EXERCISE ->
Check each line of the material below, and copy it if it holds the string "this".

#### DATA EXCERPTS ####

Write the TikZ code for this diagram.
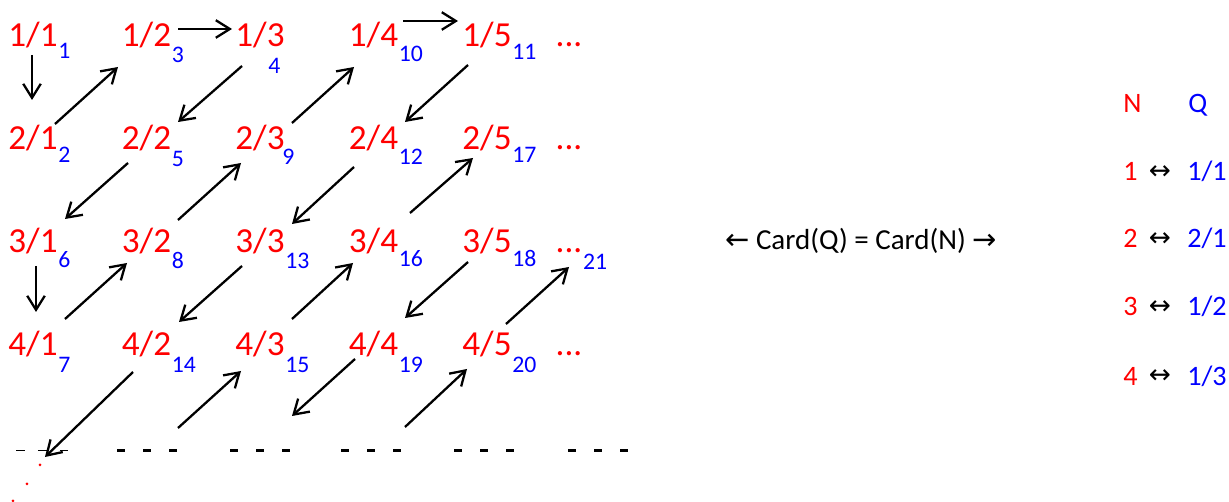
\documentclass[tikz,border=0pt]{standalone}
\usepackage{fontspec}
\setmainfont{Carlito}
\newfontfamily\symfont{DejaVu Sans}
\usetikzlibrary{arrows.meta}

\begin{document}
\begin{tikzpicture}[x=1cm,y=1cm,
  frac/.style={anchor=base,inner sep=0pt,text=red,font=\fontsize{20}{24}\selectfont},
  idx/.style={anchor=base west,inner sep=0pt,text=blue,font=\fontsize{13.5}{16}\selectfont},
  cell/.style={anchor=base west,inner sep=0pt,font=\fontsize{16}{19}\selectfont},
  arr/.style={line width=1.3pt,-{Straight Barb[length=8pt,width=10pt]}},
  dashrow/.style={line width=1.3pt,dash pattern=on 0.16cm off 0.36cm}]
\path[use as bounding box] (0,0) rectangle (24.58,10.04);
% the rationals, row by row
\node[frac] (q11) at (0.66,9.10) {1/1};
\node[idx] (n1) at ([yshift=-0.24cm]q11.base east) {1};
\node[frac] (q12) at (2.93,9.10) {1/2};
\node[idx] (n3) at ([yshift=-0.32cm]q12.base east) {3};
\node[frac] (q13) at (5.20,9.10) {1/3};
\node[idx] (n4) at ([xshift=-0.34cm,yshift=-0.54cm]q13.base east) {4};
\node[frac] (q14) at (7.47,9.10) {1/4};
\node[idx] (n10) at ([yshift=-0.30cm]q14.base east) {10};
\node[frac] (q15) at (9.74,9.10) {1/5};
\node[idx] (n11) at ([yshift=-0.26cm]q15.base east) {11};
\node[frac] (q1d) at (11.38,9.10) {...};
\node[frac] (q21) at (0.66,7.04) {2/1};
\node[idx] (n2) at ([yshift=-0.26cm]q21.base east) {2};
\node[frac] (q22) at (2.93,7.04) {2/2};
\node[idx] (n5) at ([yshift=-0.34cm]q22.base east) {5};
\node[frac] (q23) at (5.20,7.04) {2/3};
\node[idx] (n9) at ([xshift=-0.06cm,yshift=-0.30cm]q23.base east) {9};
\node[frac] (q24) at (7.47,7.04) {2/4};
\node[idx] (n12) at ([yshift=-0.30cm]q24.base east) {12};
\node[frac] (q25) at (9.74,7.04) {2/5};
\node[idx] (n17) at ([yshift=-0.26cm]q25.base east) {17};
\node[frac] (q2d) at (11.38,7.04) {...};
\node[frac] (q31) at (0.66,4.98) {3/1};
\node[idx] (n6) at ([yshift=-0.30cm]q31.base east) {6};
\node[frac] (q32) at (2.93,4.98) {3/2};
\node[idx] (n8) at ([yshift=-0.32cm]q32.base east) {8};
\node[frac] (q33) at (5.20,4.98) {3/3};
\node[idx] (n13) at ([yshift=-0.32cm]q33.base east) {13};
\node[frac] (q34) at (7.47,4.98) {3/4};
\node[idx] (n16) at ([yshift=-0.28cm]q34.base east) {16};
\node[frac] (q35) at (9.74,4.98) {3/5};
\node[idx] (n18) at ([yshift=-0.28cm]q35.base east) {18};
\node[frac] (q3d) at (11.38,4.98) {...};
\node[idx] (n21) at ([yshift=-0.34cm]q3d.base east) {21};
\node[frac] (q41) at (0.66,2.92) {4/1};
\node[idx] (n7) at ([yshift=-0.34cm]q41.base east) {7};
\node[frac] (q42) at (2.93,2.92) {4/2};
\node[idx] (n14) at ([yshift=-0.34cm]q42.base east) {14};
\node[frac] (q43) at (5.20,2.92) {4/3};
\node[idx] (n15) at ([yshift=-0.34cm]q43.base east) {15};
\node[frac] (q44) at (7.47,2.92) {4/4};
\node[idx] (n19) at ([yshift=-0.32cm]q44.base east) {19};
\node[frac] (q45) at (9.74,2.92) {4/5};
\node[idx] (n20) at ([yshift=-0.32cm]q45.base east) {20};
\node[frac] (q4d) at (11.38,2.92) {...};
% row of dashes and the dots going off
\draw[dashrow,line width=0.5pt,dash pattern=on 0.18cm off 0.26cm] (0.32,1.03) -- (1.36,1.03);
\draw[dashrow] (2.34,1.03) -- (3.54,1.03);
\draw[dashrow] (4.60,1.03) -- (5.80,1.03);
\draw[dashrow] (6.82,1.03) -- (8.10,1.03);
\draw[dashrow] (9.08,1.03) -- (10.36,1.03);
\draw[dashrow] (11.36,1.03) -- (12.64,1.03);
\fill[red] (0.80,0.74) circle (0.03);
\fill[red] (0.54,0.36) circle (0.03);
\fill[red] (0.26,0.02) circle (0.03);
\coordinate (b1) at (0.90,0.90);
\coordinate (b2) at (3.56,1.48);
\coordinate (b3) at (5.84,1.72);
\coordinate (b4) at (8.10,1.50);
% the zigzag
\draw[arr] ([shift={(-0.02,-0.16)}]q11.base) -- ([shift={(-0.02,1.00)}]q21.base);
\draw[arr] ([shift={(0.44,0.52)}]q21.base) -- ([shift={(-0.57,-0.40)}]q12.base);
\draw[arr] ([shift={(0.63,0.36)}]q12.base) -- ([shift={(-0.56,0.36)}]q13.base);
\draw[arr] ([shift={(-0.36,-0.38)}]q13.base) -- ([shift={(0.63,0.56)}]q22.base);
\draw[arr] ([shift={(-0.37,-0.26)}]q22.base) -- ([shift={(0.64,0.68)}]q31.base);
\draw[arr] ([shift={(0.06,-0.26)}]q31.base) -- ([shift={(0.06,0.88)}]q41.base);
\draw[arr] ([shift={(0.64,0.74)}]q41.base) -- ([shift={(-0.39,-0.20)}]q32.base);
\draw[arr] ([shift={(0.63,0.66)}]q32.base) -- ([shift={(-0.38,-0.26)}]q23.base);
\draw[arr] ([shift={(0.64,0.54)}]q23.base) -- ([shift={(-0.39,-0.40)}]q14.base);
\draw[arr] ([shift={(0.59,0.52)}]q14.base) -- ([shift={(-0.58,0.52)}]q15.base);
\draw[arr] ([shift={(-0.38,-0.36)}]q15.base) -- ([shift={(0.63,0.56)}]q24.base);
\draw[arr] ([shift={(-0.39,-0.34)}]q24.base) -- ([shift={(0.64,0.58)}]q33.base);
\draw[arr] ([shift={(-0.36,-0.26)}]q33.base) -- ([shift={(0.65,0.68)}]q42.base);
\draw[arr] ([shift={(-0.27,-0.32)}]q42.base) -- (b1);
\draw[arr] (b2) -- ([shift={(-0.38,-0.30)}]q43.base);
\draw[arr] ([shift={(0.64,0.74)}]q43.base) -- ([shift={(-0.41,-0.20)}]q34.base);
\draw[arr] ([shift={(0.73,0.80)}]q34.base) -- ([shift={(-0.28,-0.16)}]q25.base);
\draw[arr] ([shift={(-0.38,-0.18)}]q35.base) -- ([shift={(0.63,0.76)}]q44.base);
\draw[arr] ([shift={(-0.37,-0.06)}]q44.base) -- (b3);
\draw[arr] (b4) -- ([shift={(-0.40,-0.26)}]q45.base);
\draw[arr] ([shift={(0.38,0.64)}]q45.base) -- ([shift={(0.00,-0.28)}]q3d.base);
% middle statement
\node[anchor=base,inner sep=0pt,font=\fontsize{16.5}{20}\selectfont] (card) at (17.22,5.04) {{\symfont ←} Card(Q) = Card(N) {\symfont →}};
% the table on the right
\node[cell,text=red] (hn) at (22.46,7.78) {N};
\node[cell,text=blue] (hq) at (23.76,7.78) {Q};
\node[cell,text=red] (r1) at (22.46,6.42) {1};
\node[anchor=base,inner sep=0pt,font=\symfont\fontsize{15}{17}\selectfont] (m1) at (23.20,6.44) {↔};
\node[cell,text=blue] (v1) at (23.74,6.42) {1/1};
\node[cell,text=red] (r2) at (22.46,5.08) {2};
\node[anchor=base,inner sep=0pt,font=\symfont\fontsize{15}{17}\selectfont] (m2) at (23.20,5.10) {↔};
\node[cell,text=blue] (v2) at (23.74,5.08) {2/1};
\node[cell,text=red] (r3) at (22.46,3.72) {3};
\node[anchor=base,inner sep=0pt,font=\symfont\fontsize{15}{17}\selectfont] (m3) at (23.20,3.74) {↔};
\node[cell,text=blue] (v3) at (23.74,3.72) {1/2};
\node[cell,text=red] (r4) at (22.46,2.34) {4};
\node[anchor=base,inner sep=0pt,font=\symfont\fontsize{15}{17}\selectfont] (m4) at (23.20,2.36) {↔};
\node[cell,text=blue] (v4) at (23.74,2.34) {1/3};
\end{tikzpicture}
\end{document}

####
#### DATA EXCERPTS ####

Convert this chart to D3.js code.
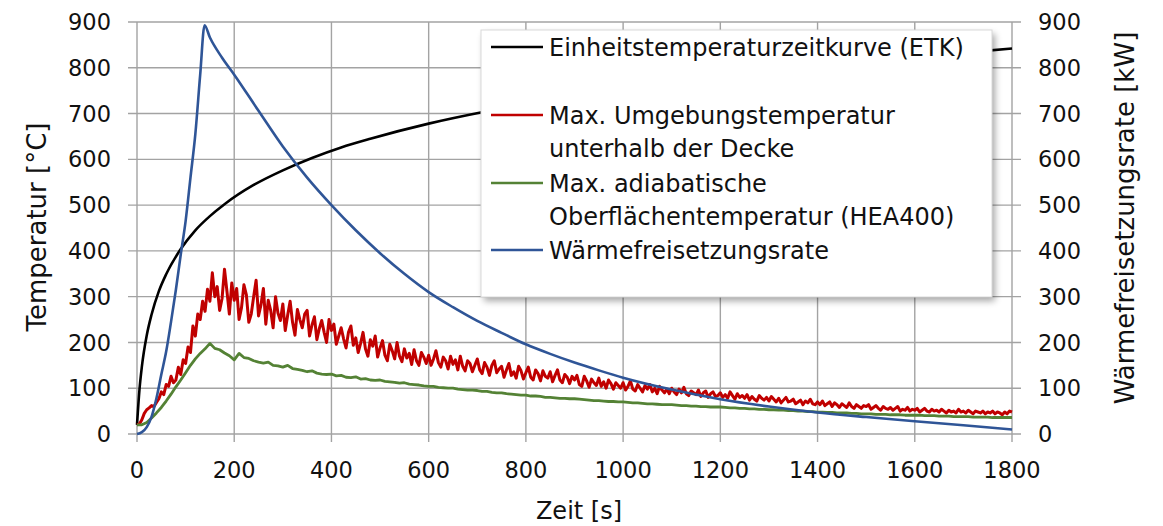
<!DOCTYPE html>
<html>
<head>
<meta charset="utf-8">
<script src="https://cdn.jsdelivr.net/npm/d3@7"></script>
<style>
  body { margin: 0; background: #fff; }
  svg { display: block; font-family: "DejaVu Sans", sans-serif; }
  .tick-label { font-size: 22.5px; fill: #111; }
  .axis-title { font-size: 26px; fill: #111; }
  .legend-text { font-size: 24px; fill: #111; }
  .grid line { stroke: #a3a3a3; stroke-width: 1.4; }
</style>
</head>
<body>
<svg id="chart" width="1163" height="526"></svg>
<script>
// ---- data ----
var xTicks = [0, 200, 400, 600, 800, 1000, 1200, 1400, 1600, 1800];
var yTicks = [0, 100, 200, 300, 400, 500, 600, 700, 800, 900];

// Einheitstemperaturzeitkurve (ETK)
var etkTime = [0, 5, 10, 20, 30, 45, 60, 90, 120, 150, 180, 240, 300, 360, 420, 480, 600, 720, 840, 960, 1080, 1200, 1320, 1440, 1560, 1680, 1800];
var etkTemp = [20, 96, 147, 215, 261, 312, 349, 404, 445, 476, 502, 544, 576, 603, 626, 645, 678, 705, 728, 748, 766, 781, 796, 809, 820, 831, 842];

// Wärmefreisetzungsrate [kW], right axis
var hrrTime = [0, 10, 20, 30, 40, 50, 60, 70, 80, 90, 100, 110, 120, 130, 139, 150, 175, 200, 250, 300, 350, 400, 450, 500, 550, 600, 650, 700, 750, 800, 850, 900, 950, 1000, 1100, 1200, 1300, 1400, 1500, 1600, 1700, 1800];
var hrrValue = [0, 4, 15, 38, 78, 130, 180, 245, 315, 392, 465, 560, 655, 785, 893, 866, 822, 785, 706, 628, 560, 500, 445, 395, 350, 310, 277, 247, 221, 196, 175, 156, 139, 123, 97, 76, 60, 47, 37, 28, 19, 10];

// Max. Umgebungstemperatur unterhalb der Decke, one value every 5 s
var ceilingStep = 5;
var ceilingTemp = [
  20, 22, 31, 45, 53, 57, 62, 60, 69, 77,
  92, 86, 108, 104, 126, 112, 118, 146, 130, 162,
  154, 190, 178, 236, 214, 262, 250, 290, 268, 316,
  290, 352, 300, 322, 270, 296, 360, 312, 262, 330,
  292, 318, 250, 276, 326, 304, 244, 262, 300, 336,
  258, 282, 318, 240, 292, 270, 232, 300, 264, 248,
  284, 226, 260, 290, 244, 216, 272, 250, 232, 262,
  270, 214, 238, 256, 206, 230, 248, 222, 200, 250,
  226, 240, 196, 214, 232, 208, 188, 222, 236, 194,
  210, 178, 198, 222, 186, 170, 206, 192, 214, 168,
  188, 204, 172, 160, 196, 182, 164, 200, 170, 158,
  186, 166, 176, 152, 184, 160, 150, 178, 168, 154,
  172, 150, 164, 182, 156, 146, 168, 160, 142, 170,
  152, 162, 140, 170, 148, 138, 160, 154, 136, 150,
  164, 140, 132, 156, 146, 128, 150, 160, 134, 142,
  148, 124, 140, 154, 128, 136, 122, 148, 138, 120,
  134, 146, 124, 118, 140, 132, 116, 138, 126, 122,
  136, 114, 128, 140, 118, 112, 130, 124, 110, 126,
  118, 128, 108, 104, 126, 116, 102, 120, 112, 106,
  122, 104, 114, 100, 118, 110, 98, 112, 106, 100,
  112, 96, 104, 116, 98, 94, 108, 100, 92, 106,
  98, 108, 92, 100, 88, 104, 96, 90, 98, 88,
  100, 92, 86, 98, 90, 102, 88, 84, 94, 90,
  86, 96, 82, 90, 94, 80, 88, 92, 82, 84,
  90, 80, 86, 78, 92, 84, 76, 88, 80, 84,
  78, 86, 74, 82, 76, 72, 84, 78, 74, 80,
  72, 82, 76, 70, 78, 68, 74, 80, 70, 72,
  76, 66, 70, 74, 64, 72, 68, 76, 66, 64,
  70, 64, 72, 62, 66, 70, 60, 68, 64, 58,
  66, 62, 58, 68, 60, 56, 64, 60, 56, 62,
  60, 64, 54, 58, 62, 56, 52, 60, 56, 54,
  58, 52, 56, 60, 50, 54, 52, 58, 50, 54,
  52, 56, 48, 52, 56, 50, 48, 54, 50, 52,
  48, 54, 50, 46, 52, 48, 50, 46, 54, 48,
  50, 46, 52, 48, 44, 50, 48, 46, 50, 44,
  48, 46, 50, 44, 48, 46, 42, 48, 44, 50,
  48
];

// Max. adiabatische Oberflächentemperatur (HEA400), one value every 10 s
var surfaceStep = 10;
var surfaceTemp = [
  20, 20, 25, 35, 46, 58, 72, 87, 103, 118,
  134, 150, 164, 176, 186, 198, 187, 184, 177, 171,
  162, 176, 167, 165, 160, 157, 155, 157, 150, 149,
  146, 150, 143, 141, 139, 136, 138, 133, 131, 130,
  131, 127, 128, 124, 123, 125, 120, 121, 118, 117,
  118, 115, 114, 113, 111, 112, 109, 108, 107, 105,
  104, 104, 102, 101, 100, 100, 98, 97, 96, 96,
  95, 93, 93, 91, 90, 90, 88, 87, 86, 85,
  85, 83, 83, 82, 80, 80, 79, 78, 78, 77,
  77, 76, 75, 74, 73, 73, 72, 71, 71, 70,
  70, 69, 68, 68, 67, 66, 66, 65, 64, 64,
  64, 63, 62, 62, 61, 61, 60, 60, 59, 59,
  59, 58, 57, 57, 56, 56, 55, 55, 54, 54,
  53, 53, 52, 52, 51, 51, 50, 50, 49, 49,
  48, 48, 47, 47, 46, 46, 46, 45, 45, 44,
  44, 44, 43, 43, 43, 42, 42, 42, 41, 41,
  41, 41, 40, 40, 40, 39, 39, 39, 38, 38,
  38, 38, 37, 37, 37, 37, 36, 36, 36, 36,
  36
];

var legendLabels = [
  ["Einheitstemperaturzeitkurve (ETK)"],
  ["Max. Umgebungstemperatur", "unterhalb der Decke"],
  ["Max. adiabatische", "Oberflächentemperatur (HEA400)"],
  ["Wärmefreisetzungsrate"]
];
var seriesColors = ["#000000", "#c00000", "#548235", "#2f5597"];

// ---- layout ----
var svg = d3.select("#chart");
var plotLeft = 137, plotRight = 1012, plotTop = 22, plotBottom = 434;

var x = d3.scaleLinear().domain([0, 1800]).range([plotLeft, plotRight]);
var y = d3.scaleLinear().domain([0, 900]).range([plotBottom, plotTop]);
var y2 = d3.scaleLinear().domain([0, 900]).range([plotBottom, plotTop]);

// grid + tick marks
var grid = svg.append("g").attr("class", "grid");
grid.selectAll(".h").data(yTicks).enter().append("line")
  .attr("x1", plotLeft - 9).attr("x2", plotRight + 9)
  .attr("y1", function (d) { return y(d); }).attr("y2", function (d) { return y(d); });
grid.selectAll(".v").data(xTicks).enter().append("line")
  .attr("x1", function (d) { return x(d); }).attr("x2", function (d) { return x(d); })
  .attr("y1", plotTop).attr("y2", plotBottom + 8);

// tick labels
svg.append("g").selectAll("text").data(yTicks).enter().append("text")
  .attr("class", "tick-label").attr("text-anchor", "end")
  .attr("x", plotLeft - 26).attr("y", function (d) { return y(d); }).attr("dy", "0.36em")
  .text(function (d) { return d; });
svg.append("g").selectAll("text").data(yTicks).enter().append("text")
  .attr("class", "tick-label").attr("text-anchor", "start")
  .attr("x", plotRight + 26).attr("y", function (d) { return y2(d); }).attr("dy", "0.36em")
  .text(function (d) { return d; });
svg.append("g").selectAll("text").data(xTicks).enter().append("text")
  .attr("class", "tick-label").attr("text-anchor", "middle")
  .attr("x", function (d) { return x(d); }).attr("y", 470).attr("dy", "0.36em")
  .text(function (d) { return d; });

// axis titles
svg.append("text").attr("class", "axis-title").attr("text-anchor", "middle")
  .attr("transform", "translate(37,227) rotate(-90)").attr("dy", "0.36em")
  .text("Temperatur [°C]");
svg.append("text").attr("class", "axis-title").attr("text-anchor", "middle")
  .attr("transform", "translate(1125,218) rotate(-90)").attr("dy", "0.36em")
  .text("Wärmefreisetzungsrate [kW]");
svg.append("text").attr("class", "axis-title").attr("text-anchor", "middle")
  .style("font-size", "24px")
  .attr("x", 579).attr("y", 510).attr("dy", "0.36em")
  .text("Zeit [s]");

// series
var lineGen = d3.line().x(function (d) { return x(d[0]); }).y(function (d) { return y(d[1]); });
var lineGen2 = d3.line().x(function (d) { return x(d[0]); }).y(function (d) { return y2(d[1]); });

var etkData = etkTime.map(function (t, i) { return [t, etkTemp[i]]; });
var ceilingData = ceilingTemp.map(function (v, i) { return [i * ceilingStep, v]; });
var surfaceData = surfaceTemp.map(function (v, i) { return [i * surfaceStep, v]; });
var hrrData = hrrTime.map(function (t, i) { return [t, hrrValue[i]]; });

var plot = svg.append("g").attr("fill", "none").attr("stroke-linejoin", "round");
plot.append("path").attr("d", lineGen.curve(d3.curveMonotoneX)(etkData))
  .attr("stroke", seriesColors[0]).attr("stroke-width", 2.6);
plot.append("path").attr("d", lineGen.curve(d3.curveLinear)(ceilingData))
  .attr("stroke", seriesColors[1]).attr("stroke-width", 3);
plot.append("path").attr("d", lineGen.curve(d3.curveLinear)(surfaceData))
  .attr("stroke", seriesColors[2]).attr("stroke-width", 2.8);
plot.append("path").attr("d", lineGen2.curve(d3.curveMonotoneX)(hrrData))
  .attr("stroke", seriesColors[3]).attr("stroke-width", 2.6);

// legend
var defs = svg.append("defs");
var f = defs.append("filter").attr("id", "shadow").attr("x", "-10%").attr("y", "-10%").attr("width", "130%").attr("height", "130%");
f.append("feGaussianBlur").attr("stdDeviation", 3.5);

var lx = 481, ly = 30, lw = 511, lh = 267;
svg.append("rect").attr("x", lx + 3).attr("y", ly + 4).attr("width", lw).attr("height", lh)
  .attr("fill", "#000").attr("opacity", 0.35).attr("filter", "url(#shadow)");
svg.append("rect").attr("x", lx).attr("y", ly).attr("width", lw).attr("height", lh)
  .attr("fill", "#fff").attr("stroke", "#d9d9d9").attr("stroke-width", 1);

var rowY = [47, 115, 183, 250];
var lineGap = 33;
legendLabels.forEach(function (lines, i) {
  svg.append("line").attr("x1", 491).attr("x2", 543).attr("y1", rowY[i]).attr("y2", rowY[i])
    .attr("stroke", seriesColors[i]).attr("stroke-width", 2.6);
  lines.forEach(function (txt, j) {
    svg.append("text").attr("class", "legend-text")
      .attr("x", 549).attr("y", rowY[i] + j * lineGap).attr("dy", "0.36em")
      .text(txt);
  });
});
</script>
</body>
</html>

####

RESULT ->
Write the TikZ code for this diagram.
Convert this chart to D3.js code.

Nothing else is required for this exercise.